A Mystery in Algebra
We set up why certain equations resisted solution and why that failure mattered so much to mathematicians.
The Mind Behind Symmetry explores how symmetry can hide the shape of an equation’s solutions, leaving some equations stubbornly unsolved. By the end, you’ll know: why some equations resist, how symmetry guides solutions, and what failure revealed. Start with the puzzle itself. You can write down an equation, stare at it, and still not know how to solve it in any clean way. That is the tension: the problem looks ordinary, but the usual moves stop working. And that is what makes it interesting.
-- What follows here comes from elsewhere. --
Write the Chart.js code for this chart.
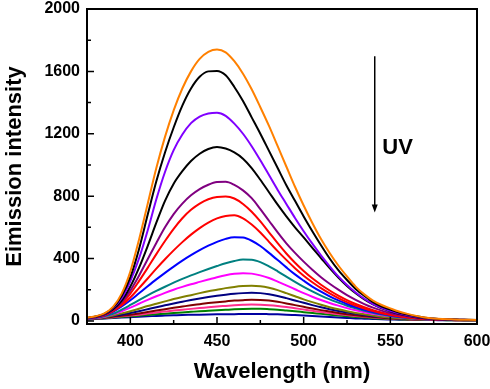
<!DOCTYPE html>
<html>
<head>
<meta charset="utf-8">
<script src="https://cdn.jsdelivr.net/npm/chart.js@4.4.1/dist/chart.umd.min.js"></script>
<style>
  html, body { margin: 0; padding: 0; background: #fff; }
  #wrap { width: 490px; height: 389px; }
</style>
</head>
<body>
<div id="wrap"><canvas id="spectra" width="490" height="389"></canvas></div>
<script>
// wavelength grid (nm)
const wavelengths = [375, 380, 385, 390, 395, 400, 405, 410, 415, 420,
  425, 430, 435, 440, 445, 450, 455, 460, 465, 470,
  475, 480, 485, 490, 495, 500, 505, 510, 515, 520,
  525, 530, 535, 540, 545, 550, 555, 560, 565, 570,
  575, 580, 585, 590, 595, 600];

// emission spectra, highest to lowest
const curveOrange = [20, 30, 48, 90, 175, 317, 520, 750, 980, 1180, 1350, 1490, 1600, 1680, 1725, 1740, 1722, 1665, 1585, 1485, 1370, 1250, 1120, 990, 860, 740, 628, 525, 435, 355, 285, 220, 170, 130, 102, 80, 60, 45, 32, 22, 16, 12, 10, 8, 7, 6];
const curveBlack1 = [19, 28, 45, 85, 160, 280, 460, 680, 895, 1080, 1240, 1380, 1490, 1565, 1600, 1603, 1575, 1500, 1410, 1305, 1200, 1090, 980, 870, 770, 670, 575, 485, 400, 325, 262, 205, 160, 120, 92, 72, 54, 40, 29, 20, 15, 11, 9, 8, 7, 6];
const curveViolet = [18, 27, 43, 82, 145, 255, 400, 580, 780, 955, 1095, 1195, 1268, 1310, 1330, 1335, 1315, 1265, 1200, 1120, 1030, 935, 840, 750, 660, 575, 495, 420, 350, 285, 230, 182, 142, 108, 84, 65, 48, 36, 26, 18, 13, 10, 8, 7, 6, 5];
const curveBlack2 = [18, 26, 42, 75, 130, 220, 340, 480, 630, 770, 880, 960, 1025, 1072, 1102, 1115, 1105, 1080, 1040, 980, 905, 825, 745, 670, 600, 535, 468, 403, 338, 278, 224, 177, 138, 106, 81, 62, 46, 34, 24, 17, 12, 10, 8, 7, 6, 5];
const curvePurple = [17, 25, 40, 70, 120, 195, 290, 395, 500, 600, 685, 752, 805, 845, 873, 890, 892, 872, 837, 787, 717, 642, 567, 497, 436, 380, 328, 280, 238, 200, 165, 135, 108, 85, 66, 51, 39, 29, 21, 15, 11, 9, 7, 6, 5, 5];
const curveRed1 = [17, 24, 38, 66, 110, 175, 255, 340, 428, 512, 590, 658, 712, 752, 780, 795, 797, 785, 750, 700, 638, 568, 498, 432, 373, 320, 273, 232, 195, 162, 133, 108, 87, 69, 54, 42, 32, 24, 18, 14, 10, 8, 7, 6, 5, 5];
const curveRed2 = [16, 23, 36, 62, 100, 150, 210, 272, 335, 395, 452, 505, 553, 595, 630, 657, 673, 678, 658, 618, 567, 507, 447, 391, 338, 290, 248, 210, 176, 146, 120, 98, 79, 63, 49, 38, 29, 22, 16, 12, 9, 8, 7, 6, 5, 5];
const curveBlue = [15, 22, 34, 58, 92, 132, 177, 222, 266, 308, 348, 386, 421, 453, 482, 507, 526, 536, 534, 514, 480, 436, 390, 343, 298, 258, 220, 187, 157, 131, 108, 88, 71, 57, 45, 35, 27, 21, 16, 12, 9, 8, 7, 6, 5, 5];
const curveTeal = [14, 20, 29, 45, 72, 102, 133, 163, 192, 219, 245, 269, 292, 313, 333, 352, 370, 384, 393, 392, 377, 350, 318, 284, 250, 218, 189, 162, 138, 117, 97, 80, 65, 52, 41, 32, 25, 19, 14, 11, 9, 7, 6, 5, 5, 5];
const curveMagenta = [13, 18, 27, 42, 62, 85, 110, 135, 158, 180, 200, 218, 235, 250, 265, 280, 293, 302, 306, 303, 292, 275, 252, 228, 203, 178, 155, 134, 115, 98, 82, 68, 56, 45, 36, 29, 23, 18, 14, 11, 9, 7, 6, 5, 5, 5];
const curveOlive = [12, 17, 24, 35, 48, 62, 78, 95, 110, 125, 140, 153, 165, 178, 190, 200, 210, 218, 223, 225, 222, 212, 197, 178, 158, 138, 120, 103, 88, 74, 62, 51, 42, 34, 27, 22, 17, 14, 11, 9, 7, 6, 5, 5, 4, 4];
const curveNavy = [12, 16, 22, 31, 40, 50, 62, 75, 88, 100, 112, 123, 134, 144, 153, 161, 168, 174, 178, 180, 178, 171, 160, 146, 131, 116, 101, 87, 75, 64, 54, 45, 37, 30, 25, 20, 16, 13, 10, 8, 7, 6, 5, 5, 4, 4];
const curveWine = [11, 15, 20, 27, 33, 40, 48, 57, 66, 75, 84, 92, 100, 107, 114, 120, 125, 130, 133, 135, 134, 130, 122, 112, 101, 90, 79, 69, 60, 51, 43, 36, 30, 25, 20, 16, 13, 11, 9, 7, 6, 5, 5, 4, 4, 4];
const curvePink = [11, 14, 18, 24, 29, 34, 40, 47, 54, 60, 66, 72, 77, 82, 87, 92, 96, 100, 103, 105, 104, 101, 96, 89, 81, 73, 65, 57, 50, 43, 37, 31, 26, 22, 18, 15, 12, 10, 8, 7, 6, 5, 5, 4, 4, 4];
const curveGreen = [10, 13, 17, 21, 25, 29, 33, 38, 42, 46, 50, 54, 58, 62, 65, 68, 71, 74, 76, 77, 77, 75, 72, 67, 62, 56, 50, 45, 39, 34, 29, 25, 21, 17, 14, 12, 10, 8, 7, 6, 5, 5, 4, 4, 4, 4];
const curveRoyal = [10, 12, 15, 18, 21, 24, 27, 29, 32, 34, 36, 38, 39, 40, 41, 42, 43, 43, 44, 44, 44, 43, 42, 40, 37, 34, 31, 28, 25, 22, 19, 16, 14, 12, 10, 9, 8, 7, 6, 5, 5, 4, 4, 4, 4, 4];

const xTicks = [400, 450, 500, 550, 600];
const xMinorTicks = [425, 475, 525, 575];
const yTicks = [0, 400, 800, 1200, 1600, 2000];
const yMinorTicks = [200, 600, 1000, 1400, 1800];

const series = [
  [curveOrange, '#FF8000'],
  [curveBlack1, '#000000'],
  [curveViolet, '#8000FF'],
  [curveBlack2, '#000000'],
  [curvePurple, '#800080'],
  [curveRed1, '#FF0000'],
  [curveRed2, '#FF0000'],
  [curveBlue, '#0000FF'],
  [curveTeal, '#008080'],
  [curveMagenta, '#FF00FF'],
  [curveOlive, '#808000'],
  [curveNavy, '#000080'],
  [curveWine, '#800000'],
  [curvePink, '#FF2E8C'],
  [curveGreen, '#008000'],
  [curveRoyal, '#0000A0']
];

const fontFamily = "Arial, 'Liberation Sans', sans-serif";

// frame, inward ticks and the UV arrow
const framePlugin = {
  id: 'frame',
  afterDatasetsDraw(chart) {
    const { ctx, chartArea: a, scales: { x, y } } = chart;
    ctx.save();
    ctx.strokeStyle = '#000';
    ctx.lineWidth = 2;
    ctx.strokeRect(a.left, a.top, a.right - a.left, a.bottom - a.top);

    ctx.lineWidth = 1.5;
    ctx.beginPath();
    xTicks.forEach(v => { const px = x.getPixelForValue(v); ctx.moveTo(px, a.bottom); ctx.lineTo(px, a.bottom - 7); });
    xMinorTicks.forEach(v => { const px = x.getPixelForValue(v); ctx.moveTo(px, a.bottom); ctx.lineTo(px, a.bottom - 4); });
    yTicks.forEach(v => { const py = y.getPixelForValue(v); ctx.moveTo(a.left, py); ctx.lineTo(a.left + 7, py); });
    yMinorTicks.forEach(v => { const py = y.getPixelForValue(v); ctx.moveTo(a.left, py); ctx.lineTo(a.left + 4, py); });
    ctx.stroke();

    // arrow pointing down
    const ax = x.getPixelForValue(541);
    const ay1 = y.getPixelForValue(1697);
    const ay2 = y.getPixelForValue(695);
    ctx.lineWidth = 1.5;
    ctx.beginPath();
    ctx.moveTo(ax, ay1);
    ctx.lineTo(ax, ay2 - 6);
    ctx.stroke();
    ctx.fillStyle = '#000';
    ctx.beginPath();
    ctx.moveTo(ax - 3, ay2 - 8);
    ctx.lineTo(ax + 3, ay2 - 8);
    ctx.lineTo(ax, ay2);
    ctx.closePath();
    ctx.fill();

    ctx.font = 'bold 22px ' + fontFamily;
    ctx.textAlign = 'left';
    ctx.textBaseline = 'middle';
    ctx.fillText('UV', x.getPixelForValue(545.4), y.getPixelForValue(1110));
    ctx.restore();
  }
};

new Chart(document.getElementById('spectra'), {
  type: 'line',
  data: {
    datasets: series.map(([vals, color]) => ({
      data: wavelengths.map((w, i) => ({ x: w, y: vals[i] })),
      borderColor: color,
      borderWidth: 2,
      pointRadius: 0,
      fill: false,
      cubicInterpolationMode: 'monotone'
    }))
  },
  options: {
    responsive: false,
    animation: false,
    devicePixelRatio: 1,
    layout: { padding: { top: 9, right: 13, left: 0, bottom: 0 } },
    plugins: { legend: { display: false }, tooltip: { enabled: false } },
    scales: {
      x: {
        type: 'linear',
        min: 375,
        max: 600,
        grid: { display: false, drawTicks: false },
        border: { display: false },
        afterBuildTicks: s => { s.ticks = xTicks.map(v => ({ value: v })); },
        afterFit: s => { s.height = 65; s.paddingLeft = 0; s.paddingRight = 0; },
        ticks: { color: '#000', padding: 8, maxRotation: 0, autoSkip: false, callback: v => String(v), font: { family: fontFamily, size: 16, weight: 'bold' } },
        title: { display: true, text: 'Wavelength (nm)', color: '#000', padding: { top: 0, bottom: 4 }, font: { family: fontFamily, size: 22, weight: 'bold' } }
      },
      y: {
        min: -20,
        max: 2000,
        grid: { display: false, drawTicks: false },
        border: { display: false },
        afterBuildTicks: s => { s.ticks = yTicks.map(v => ({ value: v })); },
        afterFit: s => { s.width = 87; s.paddingTop = 0; s.paddingBottom = 0; },
        ticks: { color: '#000', padding: 7, autoSkip: false, callback: v => String(v), font: { family: fontFamily, size: 16, weight: 'bold' } },
        title: { display: true, text: 'Eimission intensity', color: '#000', padding: { top: 2, bottom: 0 }, font: { family: fontFamily, size: 22, weight: 'bold' } }
      }
    }
  },
  plugins: [framePlugin]
});
</script>
</body>
</html>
If a method works on some equations and suddenly stalls on others, the real question is not just, “What is the answer?” It is, “What changed in the equation that broke the method?” So from the beginning, algebra is not just about calculation. It is about noticing where calculation fails, because that failure is the clue that something deeper is controlling the result. Now take the old tools seriously. Mathematicians could solve many equations by factoring, rearranging, and pushing symbols around until the answer appeared. For a long time, that worked well enough to build confidence. But then the degree goes up, and the pattern starts to break. Some equations still give neat formulas, while others refuse every familiar trick. So the flaw in the old approach is not that it is useless; it is that it depends on the equation being the right kind of manageable. That is the key question: when does this fail? It fails when the equation has a hidden structure that the old methods do not inspect. They chase outputs. They do not ask what internal organization makes an output possible.